Ilmuwan Telusuri DNA Bangsa Mesir Kuno, Temukan Jejak Pengikut Firaun

Kairo, Mesir – Dalam sebuah terobosan ilmiah yang menggetarkan dunia arkeologi, para peneliti telah berhasil mengurutkan DNA dari sebuah individu yang berasal dari Mesir kuno, tepatnya sekitar 4.800 tahun lalu, saat piramida dibangun. Penemuan ini membuka jendela baru untuk memahami populasi dan sejarah genetik masyarakat yang hidup di wilayah ini pada masa lampau.

Jasad pria yang dipelajari ditemukan di pekuburan di Nuwayrat, terletak 265 kilometer selatan Kairo. Dia dipercayai meninggal antara tahun 2855 dan 2570 SM dan dimakamkan dengan cara yang menunjukkan status sosial yang tinggi. Di dalam makam, jasadnya disimpan dalam bejana tembikar, indikasi bahwa dia mungkin berasal dari kalangan elit. Hasil analisis genetik menunjukkan bahwa pria ini memiliki rambut cokelat, mata cokelat, dan kulit gelap, yang mencerminkan keragaman genetik pada masa tersebut.

Salah satu aspek menarik dari penelitian ini adalah temuan bahwa sekitar 80 persen genom pria tersebut berasal dari garis keturunan Afrika Utara, sedangkan 20 persen lainnya berasal dari Asia Barat. Temuan ini mendukung pandangan bahwa masyarakat Mesir kuno terdiri dari berbagai kelompok etnis yang diuntungkan dari migrasi dan perdagangan antarwilayah, khususnya dengan Mesopotamia, yang meliputi wilayah modern Irak, Suriah, dan Iran.

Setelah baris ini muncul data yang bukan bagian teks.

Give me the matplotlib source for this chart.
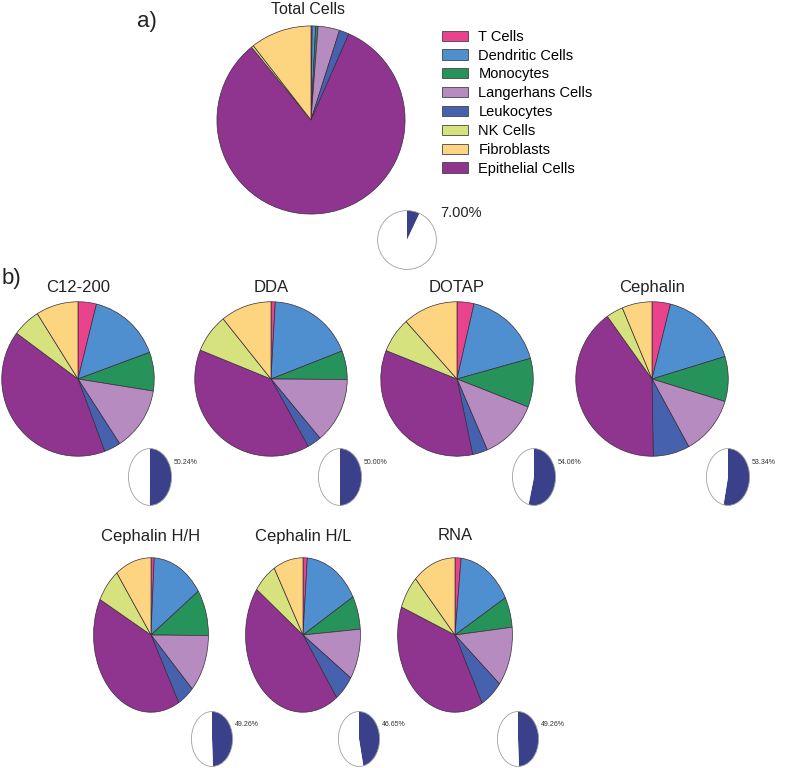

“Bukti langsung mengenai asal-usul genetik ini menunjukkan bahwa ada interaksi yang kompleks antara populasi yang berbeda di Mesir kuno,” ungkap Pontus Skoglund, seorang ahli genetika dari Francis Crick Institute. Meskipun iklim panas dan kering Mesir membuat pelestarian DNA sulit, teknik genetika mutakhir telah memungkinkan para ilmuwan untuk mendapatkan informasi berharga ini.

Para peneliti juga menemukan bukti bahwa individu ini memiliki pekerjaan fisik yang signifikan dalam hidupnya. Tulang-tulangnya menunjukkan adanya radang sendi, dan terdapat indikasi bahwa ia adalah seorang pengrajin, mungkin seorang pembuat tembikar. “Tulang-tulangnya membesar dan ada tanda-tanda penggunaan fisik yang ekstensif, namun pemakamannya menunjukkan status sosial yang tinggi, yang tidak biasa bagi seorang pembuat tembikar,” jelas Joel Irish, bioarkeolog dari Universitas Liverpool John Moores.

Secara keseluruhan, individu ini memiliki tinggi sekitar 160 sentimeter dan berusia antara 44 hingga 64 tahun saat meninggal. Ia mungkin hidup di Lembah Nil, mengonsumsi makanan seperti jelai dan gandum. Analisis isotop yang dilakukan memberikan wawasan lebih lanjut tentang pola makan dan gaya hidupnya.

Penemuan ini bukan hanya menambah pengetahuan tentang Mesir kuno, tetapi juga memberi kita gambaran tentang dinamika sosial dan genetik masyarakat saat itu. Ini adalah langkah maju dalam upaya memahami sejarah yang kompleks dan kaya dari wilayah ini. Dalam konteks penelitian yang lebih luas, studi ini juga menawarkan potensi untuk mempelajari migrasi manusia dan interaksi antarbudaya yang terjadi dalam ribuan tahun terakhir.

Proses penggalian dan analisis terhadap kerangka ini dimulai sejak tahun 1902, dan kerangka tersebut kini disimpan di World Museum Liverpool. Peneliti mencatat bahwa kerangka tersebut selamat dari peristiwa pemboman selama Perang Dunia Kedua yang menghancurkan sebagian besar koleksi lain di museum tersebut.

Penemuan terbaru ini memberikan platform bagi eksplorasi lebih lanjut mengenai sejarah Mesir kuno dan potensi penelitian genetik masa depan dalam memahami interaksi sosial dan budaya yang telah membentuk masyarakat saat itu. Seiring teknologi terus berkembang, ilmuwan berharap dapat menggali lebih banyak informasi dan rahasia tersembunyi yang ada di balik warisan Mesir kuno.